Managing Brand Reputations in an Era of Friends, Fans and Followers

A growing percentage of your customers have become online journalists, reporting their experiences using your brands in their social networks. Are you listening to what they are saying and responding to their suggestions?

 Social media can provide valuable insights about your customers and their brand preferences. To learn more, check out this article published in Inside Tucson Business by Caliber’s CEO…

Social networks are influencing brand reputations and revolutionizing how consumers decide what to buy. Wise brand managers should take heed and adapt.
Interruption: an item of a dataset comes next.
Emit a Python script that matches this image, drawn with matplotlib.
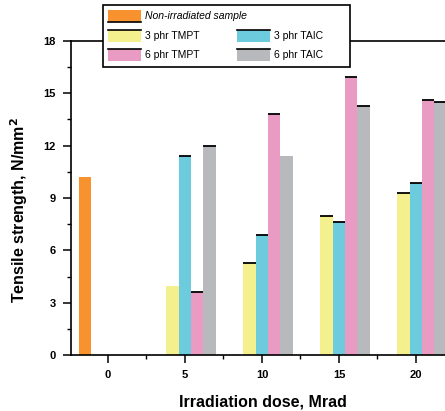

Consumers today are increasingly turning to social networks and expressing their views about companies and their brands, so it’s never been more important for companies to know what consumers and their friends, fans and followers are saying about their purchasing decisions.

Consumer buying behavior always has been social. People always have been influenced by what their peers think and buy. However, social networks are unlocking new opportunities to encourage and assist that behavior.

Over the last decade, online reviews have increasingly empowered consumers to talk about their brand experiences. According to Trendwatching.com‘s 11 Crucial Consumer Trends for 2011, brands can expect a dramatic rise this year in the number of consumers who will actively broadcast, comment, share and recommend their brand purchases and experiences to their friends and wider audiences.

It’s no surprise then that consumers and brands alike are embracing social networks, communities, tools and applications that allow them to discover recommendations from friends, fans and followers.

Here are just a few statistics from Trendwatching.com:

  • More than 500 million users spend more than 700 billion minutes a month on Facebook. (Source: Facebook, April 2011)
  • Product recommendations from family (63 percent) and friends (31 percent) are the most trusted. However, 81 percent of U.S. consumers now go online to do additional research. (Source: Cone Inc., June 2010)
  • Ninety percent of people trust the recommendations of their Facebook friends. (Source: ExactTarget, August 2010)
  • Thirty-one percent of daily Twitter users ask their followers for opinions about products and services. (Source: Edison Research & Arbitron Internet, April 2010)

It’s time for companies to offer products, services and campaigns that wow consumers and encourage them to share their experiences in social networks. Business owners and brand managers shouldn’t let new technologies, or late adoption of social networks within their organizations, inhibit interacting with consumers online.

Positive company and brand reputations can take years to build, and can be destroyed in minutes. Brand managers must respond to inaccurate information about their organizations, especially given that reputation-damaging information can spread like wildfire online.

Here are some suggestions to engage with consumers online, monitor opinions, and protect and enhance your company and brand reputations:

  • Set up email and text alerts on media-monitoring services and social networks where your consumers gather and comment about your brands, such as Facebook, Twitter, YouTube, and LinkedIn. This will enable a rapid response when minutes matter.
  • Organizations should create social and privacy media policies, not just for their own protection but also for the well-being of the community and consumers they depend on.
  • A social media policy serves as a guideline to what’s considered meaningful versus harmful to your company’s brand or reputation. A simple set of social media guidelines included in the employee handbook and publicized within your organization can help avoid negative sentiments created by your own employees online.
  • A privacy policy should not be limited to a company web site but should be updated to include other online locations your organization has created (e.g., forums and exclusive user communities). The policy should specify what information is collected from users while they’re on these sites and how it is used.
  • When consumers criticize your company or brand online, stop and consider first whether it’s worthwhile or even appropriate to respond. If a response is needed, consider whether a private response might be best. If a public response online is needed, remain polite or risk consumer disapproval.
  • When making responses online, the most important recipient of the message is not the critic. It’s his or her larger audience. Politely correct the inaccurate information or offer to make good if needed. Don’t be pulled into a public debate by either the original critic or his or her followers. If all else fails, simply thank the critic for the opinion and let it go. The broader audience is more likely to remember your reaction than the actual problem.